- [Requirement] Below is a block of records; reproduce all of them exactly and leave out any pictures.

- [Extracted entries]

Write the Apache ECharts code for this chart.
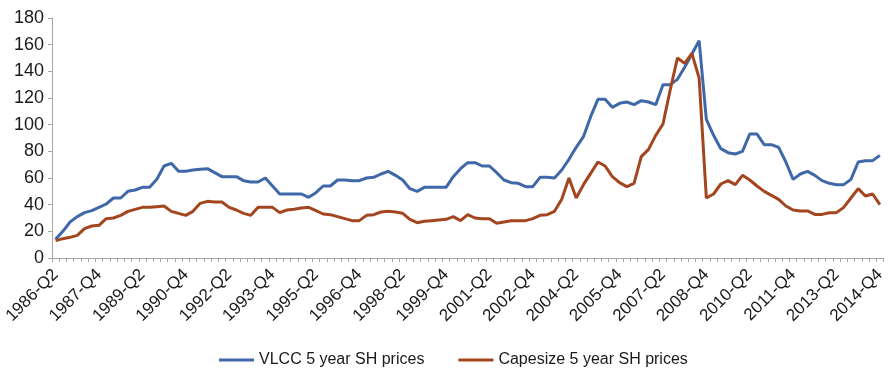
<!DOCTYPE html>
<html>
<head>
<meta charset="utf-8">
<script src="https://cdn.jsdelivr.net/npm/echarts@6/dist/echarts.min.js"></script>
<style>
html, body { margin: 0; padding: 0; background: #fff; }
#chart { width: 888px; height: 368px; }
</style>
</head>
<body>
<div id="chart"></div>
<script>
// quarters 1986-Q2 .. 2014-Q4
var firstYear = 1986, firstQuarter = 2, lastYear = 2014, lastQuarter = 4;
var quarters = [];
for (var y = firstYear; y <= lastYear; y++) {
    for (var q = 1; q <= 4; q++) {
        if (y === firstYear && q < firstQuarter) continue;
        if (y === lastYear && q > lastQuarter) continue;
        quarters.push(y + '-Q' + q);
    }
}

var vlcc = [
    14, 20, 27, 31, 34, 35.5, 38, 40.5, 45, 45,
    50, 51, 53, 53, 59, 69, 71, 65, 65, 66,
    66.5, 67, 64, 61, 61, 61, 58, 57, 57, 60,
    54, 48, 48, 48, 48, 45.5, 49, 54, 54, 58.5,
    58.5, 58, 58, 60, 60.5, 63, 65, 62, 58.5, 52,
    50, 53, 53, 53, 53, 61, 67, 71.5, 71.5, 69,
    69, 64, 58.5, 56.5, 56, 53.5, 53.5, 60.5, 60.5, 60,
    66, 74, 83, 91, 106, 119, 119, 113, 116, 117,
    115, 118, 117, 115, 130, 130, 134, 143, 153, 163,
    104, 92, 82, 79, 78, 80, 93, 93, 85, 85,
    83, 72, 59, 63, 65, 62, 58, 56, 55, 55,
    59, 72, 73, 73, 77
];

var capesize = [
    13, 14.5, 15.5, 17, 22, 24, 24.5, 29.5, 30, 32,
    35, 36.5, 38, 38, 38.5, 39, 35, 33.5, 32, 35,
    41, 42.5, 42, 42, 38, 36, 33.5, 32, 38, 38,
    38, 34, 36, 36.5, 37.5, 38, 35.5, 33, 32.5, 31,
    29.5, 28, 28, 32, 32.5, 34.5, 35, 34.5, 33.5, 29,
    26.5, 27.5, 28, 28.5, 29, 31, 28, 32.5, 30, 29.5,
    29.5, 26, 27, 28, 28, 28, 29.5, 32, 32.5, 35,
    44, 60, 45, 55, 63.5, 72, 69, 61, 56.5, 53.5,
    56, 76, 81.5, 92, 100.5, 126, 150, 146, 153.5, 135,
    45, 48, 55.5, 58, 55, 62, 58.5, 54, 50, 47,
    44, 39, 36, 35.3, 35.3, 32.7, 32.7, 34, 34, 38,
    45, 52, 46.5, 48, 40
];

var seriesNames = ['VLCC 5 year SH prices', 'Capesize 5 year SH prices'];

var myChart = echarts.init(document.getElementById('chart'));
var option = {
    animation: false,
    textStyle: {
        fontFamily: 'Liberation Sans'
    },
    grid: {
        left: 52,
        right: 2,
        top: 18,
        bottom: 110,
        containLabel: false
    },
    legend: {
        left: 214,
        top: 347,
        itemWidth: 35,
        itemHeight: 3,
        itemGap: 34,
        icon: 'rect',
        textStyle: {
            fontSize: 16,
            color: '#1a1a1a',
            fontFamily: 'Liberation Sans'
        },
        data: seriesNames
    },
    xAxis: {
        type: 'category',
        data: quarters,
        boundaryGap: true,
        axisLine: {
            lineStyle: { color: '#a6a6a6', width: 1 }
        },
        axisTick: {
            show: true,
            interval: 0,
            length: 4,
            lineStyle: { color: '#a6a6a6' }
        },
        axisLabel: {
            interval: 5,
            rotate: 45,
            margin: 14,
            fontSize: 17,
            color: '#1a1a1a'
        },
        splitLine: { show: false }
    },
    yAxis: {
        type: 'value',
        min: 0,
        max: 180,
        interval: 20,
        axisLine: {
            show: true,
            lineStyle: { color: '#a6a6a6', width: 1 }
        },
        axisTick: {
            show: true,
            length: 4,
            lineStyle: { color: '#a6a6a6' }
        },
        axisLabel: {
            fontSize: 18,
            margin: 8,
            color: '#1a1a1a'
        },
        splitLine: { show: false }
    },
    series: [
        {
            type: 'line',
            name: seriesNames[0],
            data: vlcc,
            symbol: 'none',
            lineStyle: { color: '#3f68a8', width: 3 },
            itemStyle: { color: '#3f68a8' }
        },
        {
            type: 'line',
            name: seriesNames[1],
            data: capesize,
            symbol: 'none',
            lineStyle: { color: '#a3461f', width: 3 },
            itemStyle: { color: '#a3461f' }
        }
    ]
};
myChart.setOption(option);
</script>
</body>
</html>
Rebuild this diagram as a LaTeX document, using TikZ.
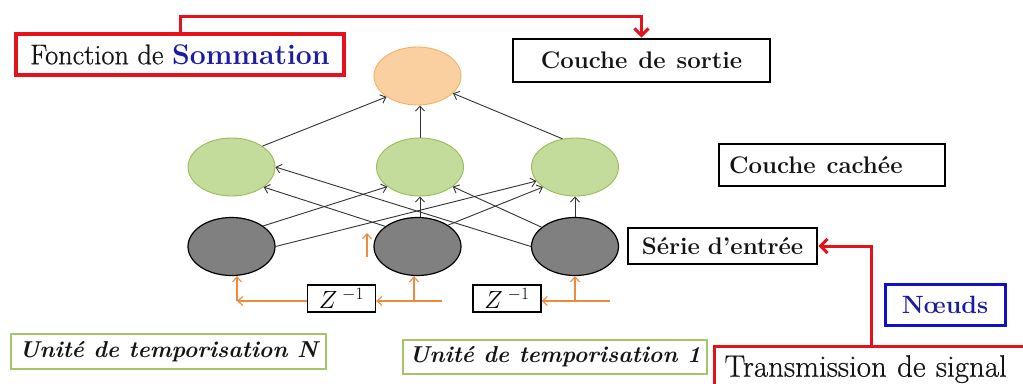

- [Full answer]
Write the Apache ECharts code for this chart.
<!DOCTYPE html>
<html>
<head>
<meta charset="utf-8">
<script src="https://cdn.jsdelivr.net/npm/echarts@6/dist/echarts.min.js"></script>
<style>
html, body { margin: 0; padding: 0; background: #fff; }
#chart { width: 888px; height: 368px; }
</style>
</head>
<body>
<div id="chart"></div>
<script>
// quarters 1986-Q2 .. 2014-Q4
var firstYear = 1986, firstQuarter = 2, lastYear = 2014, lastQuarter = 4;
var quarters = [];
for (var y = firstYear; y <= lastYear; y++) {
    for (var q = 1; q <= 4; q++) {
        if (y === firstYear && q < firstQuarter) continue;
        if (y === lastYear && q > lastQuarter) continue;
        quarters.push(y + '-Q' + q);
    }
}

var vlcc = [
    14, 20, 27, 31, 34, 35.5, 38, 40.5, 45, 45,
    50, 51, 53, 53, 59, 69, 71, 65, 65, 66,
    66.5, 67, 64, 61, 61, 61, 58, 57, 57, 60,
    54, 48, 48, 48, 48, 45.5, 49, 54, 54, 58.5,
    58.5, 58, 58, 60, 60.5, 63, 65, 62, 58.5, 52,
    50, 53, 53, 53, 53, 61, 67, 71.5, 71.5, 69,
    69, 64, 58.5, 56.5, 56, 53.5, 53.5, 60.5, 60.5, 60,
    66, 74, 83, 91, 106, 119, 119, 113, 116, 117,
    115, 118, 117, 115, 130, 130, 134, 143, 153, 163,
    104, 92, 82, 79, 78, 80, 93, 93, 85, 85,
    83, 72, 59, 63, 65, 62, 58, 56, 55, 55,
    59, 72, 73, 73, 77
];

var capesize = [
    13, 14.5, 15.5, 17, 22, 24, 24.5, 29.5, 30, 32,
    35, 36.5, 38, 38, 38.5, 39, 35, 33.5, 32, 35,
    41, 42.5, 42, 42, 38, 36, 33.5, 32, 38, 38,
    38, 34, 36, 36.5, 37.5, 38, 35.5, 33, 32.5, 31,
    29.5, 28, 28, 32, 32.5, 34.5, 35, 34.5, 33.5, 29,
    26.5, 27.5, 28, 28.5, 29, 31, 28, 32.5, 30, 29.5,
    29.5, 26, 27, 28, 28, 28, 29.5, 32, 32.5, 35,
    44, 60, 45, 55, 63.5, 72, 69, 61, 56.5, 53.5,
    56, 76, 81.5, 92, 100.5, 126, 150, 146, 153.5, 135,
    45, 48, 55.5, 58, 55, 62, 58.5, 54, 50, 47,
    44, 39, 36, 35.3, 35.3, 32.7, 32.7, 34, 34, 38,
    45, 52, 46.5, 48, 40
];

var seriesNames = ['VLCC 5 year SH prices', 'Capesize 5 year SH prices'];

var myChart = echarts.init(document.getElementById('chart'));
var option = {
    animation: false,
    textStyle: {
        fontFamily: 'Liberation Sans'
    },
    grid: {
        left: 52,
        right: 2,
        top: 18,
        bottom: 110,
        containLabel: false
    },
    legend: {
        left: 214,
        top: 347,
        itemWidth: 35,
        itemHeight: 3,
        itemGap: 34,
        icon: 'rect',
        textStyle: {
            fontSize: 16,
            color: '#1a1a1a',
            fontFamily: 'Liberation Sans'
        },
        data: seriesNames
    },
    xAxis: {
        type: 'category',
        data: quarters,
        boundaryGap: true,
        axisLine: {
            lineStyle: { color: '#a6a6a6', width: 1 }
        },
        axisTick: {
            show: true,
            interval: 0,
            length: 4,
            lineStyle: { color: '#a6a6a6' }
        },
        axisLabel: {
            interval: 5,
            rotate: 45,
            margin: 14,
            fontSize: 17,
            color: '#1a1a1a'
        },
        splitLine: { show: false }
    },
    yAxis: {
        type: 'value',
        min: 0,
        max: 180,
        interval: 20,
        axisLine: {
            show: true,
            lineStyle: { color: '#a6a6a6', width: 1 }
        },
        axisTick: {
            show: true,
            length: 4,
            lineStyle: { color: '#a6a6a6' }
        },
        axisLabel: {
            fontSize: 18,
            margin: 8,
            color: '#1a1a1a'
        },
        splitLine: { show: false }
    },
    series: [
        {
            type: 'line',
            name: seriesNames[0],
            data: vlcc,
            symbol: 'none',
            lineStyle: { color: '#3f68a8', width: 3 },
            itemStyle: { color: '#3f68a8' }
        },
        {
            type: 'line',
            name: seriesNames[1],
            data: capesize,
            symbol: 'none',
            lineStyle: { color: '#a3461f', width: 3 },
            itemStyle: { color: '#a3461f' }
        }
    ]
};
myChart.setOption(option);
</script>
</body>
</html>
Rebuild this diagram as a LaTeX document, using TikZ.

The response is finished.